But lets set aside most of the images in this naughty-picture-witchhunt. Lets just consider the cases where it's a photo of someone committing a crime.
There are strange people who whack off to images or video of burning buildings, doubtlessly including 9/11. i.e. real (and fatal) harm to nearly three thousand real humans. However most people can grasp the simple concept that you put people in prison for actual criminal acts like arson, and don't put people in prison simply for possession their strange arson image collection.
Note that we have standard laws for contributing to a crime. Paying someone to commit arson is a crime. Conspiring, aiding, abetting, or anything else in furtherance of arson is a crime. If someone clips arson photos from the newspaper, or downloads videos from the internet, but he HASN'T committed arson and he HASN'T committed any of the standard contributory crimes relating to arson, then we can certainly call him a freak. However it would be insane to call him a criminal.
By definition that's what we're talking about here. We're talking about one unique "possession of offensive information" law to criminalize people who aren't guilty of any other crime. By definition we're talking about people who have not directly committed the crime in the photos, nor have they indirectly contributed to any crime under any of the existing contributory laws.

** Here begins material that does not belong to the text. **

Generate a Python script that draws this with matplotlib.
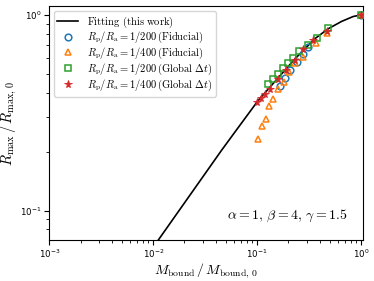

Lets examine this in a concrete manner. I happen to like redheads. Unfortunately redheads are rather rare. A couple of years ago I found this neat program called Imagewolf. You point it at a website and it downloads all the images on that site, and then it starts following the links out from that site to find more sites to download more images and continue walking those links finding semi-random sites on the internet. I pointed it at a redhead site and left it running for a weekend, saturating a broadband download pipe. It automatically discovered hundreds of further websites and downloads probably close to a hundred thousand images, several gigs. All perfectly legal. At the end of the weekend I started scanning through the download folder and deleting images thousands at a time, looking for redheads. I deleted like 99.9% of them. All is well and good, I am a perfectly law abiding citizen. However I came to an insane realization, and perhaps you can explain this to me. I realized that I had deleted a different 99.9% of those randomly harvested images, the law would have declared me a criminal subject to a bazillion years in prison.
Am I missing something here? I haven't done anything improper to any child, I haven't requested, commissioned, conspired, aided, abetted, or committed any other contributory crime. Running software for an automated harvest of random web images is perfectly legal. Yet somehow deleting a different 99.9% would legitimately have made me a criminal? I seriously don't get it. I find that notion shocking and nonsensical. Does your "real harm to real humans" somehow magically apply if I had deleted differently? Do you have any other way to justify this law? Or can we agree that this law is FUBAR and that the naughty-picture-police should be reassigned the job of rescuing actual children and catching actual criminals who are committing actual criminal acts against those actual children?